No, we CAN easily sum the rates. For example:

If we are told that A can complete a job in 2 hours and B can complete the same job in 3 hours, then A's rate is 1/2 job/hour and B's rate is 1/3 job/hour. The combined rate of A and B working simultaneously would be 1/2+1/3=5/6 job/hours, which means that the will complete 5/6 job in hour working together.

THEORY
There are several important things you should know to solve work problems:

1. Time, rate and job in work problems are in the same relationship as time, speed (rate) and distance in rate problems.

\(time*speed=distance\) <--> \(time*rate=job \ done\). For example when we are told that a man can do a certain job in 3 hours we can write: \(3*rate=1\) --> \(rate=\frac{1}{3}\) job/hour. Or when we are told that 2 printers need 5 hours to complete a certain job then \(5*(2*rate)=1\) --> so rate of 1 printer is \(rate=\frac{1}{10}\) job/hour. Another example: if we are told that 2 printers need 3 hours to print 12 pages then \(3*(2*rate)=12\) --> so rate of 1 printer is \(rate=2\) pages per hour;

So, time to complete one job = reciprocal of rate. For example if 6 hours (time) are needed to complete one job --> 1/6 of the job will be done in 1 hour (rate).

2. We can sum the rates.

If we are told that A can complete one job in 2 hours and B can complete the same job in 3 hours, then A's rate is \(rate_a=\frac{job}{time}=\frac{1}{2}\) job/hour and B's rate is \(rate_b=\frac{job}{time}=\frac{1}{3}\) job/hour. Combined rate of A and B working simultaneously would be \(rate_{a+b}=rate_a+rate_b=\frac{1}{2}+\frac{1}{3}=\frac{5}{6}\) job/hour, which means that they will complete \(\frac{5}{6}\) job in one hour working together.

3. For multiple entities: \(\frac{1}{t_1}+\frac{1}{t_2}+\frac{1}{t_3}+...+\frac{1}{t_n}=\frac{1}{T}\), where \(T\) is time needed for these entities to complete a given job working simultaneously.

For example if:
Time needed for A to complete the job is A hours;
Time needed for B to complete the job is B hours;
Time needed for C to complete the job is C hours;
...
Time needed for N to complete the job is N hours;

Then: \(\frac{1}{A}+\frac{1}{B}+\frac{1}{C}+...+\frac{1}{N}=\frac{1}{T}\), where T is the time needed for A, B, C, ..., and N to complete the job working simultaneously.

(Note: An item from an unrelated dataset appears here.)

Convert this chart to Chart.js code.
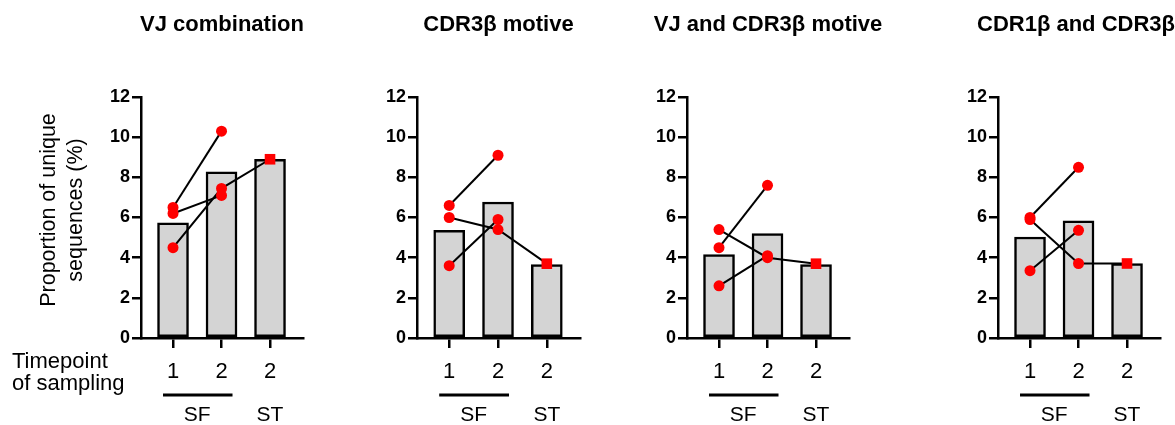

For two and three entities (workers, pumps, ...):

General formula for calculating the time needed for two workers A and B working simultaneously to complete one job:

Given that \(t_1\) and \(t_2\) are the respective individual times needed for \(A\) and \(B\) workers (pumps, ...) to complete the job, then time needed for \(A\) and \(B\) working simultaneously to complete the job equals to \(T_{(A&B)}=\frac{t_1*t_2}{t_1+t_2}\) hours, which is reciprocal of the sum of their respective rates (\(\frac{1}{t_1}+\frac{1}{t_2}=\frac{1}{T}\)).

General formula for calculating the time needed for three A, B and C workers working simultaneously to complete one job:

\(T_{(A&B&C)}=\frac{t_1*t_2*t_3}{t_1*t_2+t_1*t_3+t_2*t_3}\) hours.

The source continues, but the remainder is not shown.